Tipsheet

The Washington Post Had the Least Shocking Report About Russia and the 2016 Election

I have one question for the liberal media: are you new here? It’s astounding how slowly the liberal media has come to realize that a) they’re wrong about everything, especially when it comes to the 2016 election, and b) every story they dismiss as a conspiracy theory because it offends their political sensibilities turns out to be true.

Every COVID-19 conspiracy was virtually proven to be factual. The Hunter Biden laptop was not Russian disinformation in 2020—and Russian trolls on Twitter had little to no impact on the 2016 race. The latter is something everyone who isn’t a drooling vegetable has known since 2017. The fact that liberal America believed, and to a certain extent still does, that 100,000 rubles in Facebook ads tilted the election is borderline psychotic. The fact that liberal America believes, still for the most part, that Russia hacked voting machines is pure cocaine-addled lunacy. 

Hillary Clinton will never be president—let that dream go. Once you realize that Mrs. Hillary ‘I mishandled classified information and should be in jail’ Clinton won’t be president is the point where the healing process begins. Still, we all know liberals don’t like recovery. They want to rip things apart, this country included, in a savage and nonsensical cycle of self-harm that no lunatic asylum can treat. 

So, when The Washington Post publishes a report showing that Russian social media presence had virtually no impact on an election that became one of the most astounding political upsets in modern American political history years after the fact, I shrug. 

"Russian trolls on Twitter had little influence on 2016 voters." Like, welcome to six years ago, man (via WaPo):

Russian influence operations on Twitter in the 2016 presidential election reached relatively few users, most of whom were highly partisan Republicans, and the Russian accounts had no measurable impact in changing minds or influencing voter behavior, according to a study out this morning.

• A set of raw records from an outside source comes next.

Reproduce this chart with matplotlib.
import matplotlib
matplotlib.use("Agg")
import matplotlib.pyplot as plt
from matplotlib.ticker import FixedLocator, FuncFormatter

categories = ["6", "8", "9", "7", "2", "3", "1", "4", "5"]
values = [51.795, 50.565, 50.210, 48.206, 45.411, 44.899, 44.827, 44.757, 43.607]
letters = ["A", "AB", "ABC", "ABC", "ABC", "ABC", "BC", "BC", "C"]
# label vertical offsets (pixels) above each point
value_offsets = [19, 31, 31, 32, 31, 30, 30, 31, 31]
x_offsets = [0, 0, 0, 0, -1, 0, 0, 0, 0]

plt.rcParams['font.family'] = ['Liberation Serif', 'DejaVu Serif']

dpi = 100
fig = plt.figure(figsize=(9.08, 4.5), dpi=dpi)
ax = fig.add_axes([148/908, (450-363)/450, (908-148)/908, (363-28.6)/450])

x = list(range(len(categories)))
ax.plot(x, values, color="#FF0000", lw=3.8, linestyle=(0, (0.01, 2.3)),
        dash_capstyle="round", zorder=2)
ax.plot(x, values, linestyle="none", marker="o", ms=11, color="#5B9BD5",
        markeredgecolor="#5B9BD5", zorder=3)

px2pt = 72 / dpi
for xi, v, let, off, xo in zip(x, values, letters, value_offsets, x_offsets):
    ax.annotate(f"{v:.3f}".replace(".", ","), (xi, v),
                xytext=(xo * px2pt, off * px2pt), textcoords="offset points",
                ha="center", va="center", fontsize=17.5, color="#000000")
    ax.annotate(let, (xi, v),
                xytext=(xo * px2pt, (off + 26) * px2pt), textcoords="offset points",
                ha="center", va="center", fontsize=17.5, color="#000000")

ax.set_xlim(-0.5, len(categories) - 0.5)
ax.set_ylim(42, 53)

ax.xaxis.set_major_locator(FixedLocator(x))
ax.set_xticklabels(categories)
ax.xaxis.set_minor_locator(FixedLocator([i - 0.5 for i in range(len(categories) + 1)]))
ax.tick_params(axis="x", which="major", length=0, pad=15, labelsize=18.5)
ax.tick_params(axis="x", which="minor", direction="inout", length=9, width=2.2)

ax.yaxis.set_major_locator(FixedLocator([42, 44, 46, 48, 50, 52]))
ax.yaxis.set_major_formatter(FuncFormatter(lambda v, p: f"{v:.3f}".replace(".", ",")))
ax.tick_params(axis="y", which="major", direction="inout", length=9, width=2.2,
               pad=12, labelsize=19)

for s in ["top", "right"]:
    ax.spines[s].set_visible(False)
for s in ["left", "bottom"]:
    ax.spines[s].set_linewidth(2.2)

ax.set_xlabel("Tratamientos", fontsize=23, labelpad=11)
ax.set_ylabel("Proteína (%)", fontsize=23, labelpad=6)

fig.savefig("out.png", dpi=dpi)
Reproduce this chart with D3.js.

The study, which the New York University Center for Social Media and Politics helmed, explores the limits of what Russian disinformation and misinformation was able to achieve on one major social media platform in the 2016 elections. 

[…]

Key findings of the report:

  • Only 1 percent of Twitter users accounted for 70 percent of the exposure to accounts that Twitter identified as Russian troll accounts.
  • Highly partisan Republicans were exposed to nine times more posts than non-Republicans.
  • Content from the news media and U.S. politicians dwarfed the amount of Russian influence content the electorate was exposed to during the 2016 race.
  • There was no measurable impact on “political attitudes, polarization, and vote preferences and behavior” from the Russian accounts and posts.

Yet, this isn’t our first rodeo. We all know that these clowns probably knew that there was nothing to the Russian collusion story—or these Kremlin-backed trolls—but buried the truth to avoid looking like idiots, hoping if they admitted it years later, we’d forget their criminal misdeeds in their reporting on this beat—not a chance.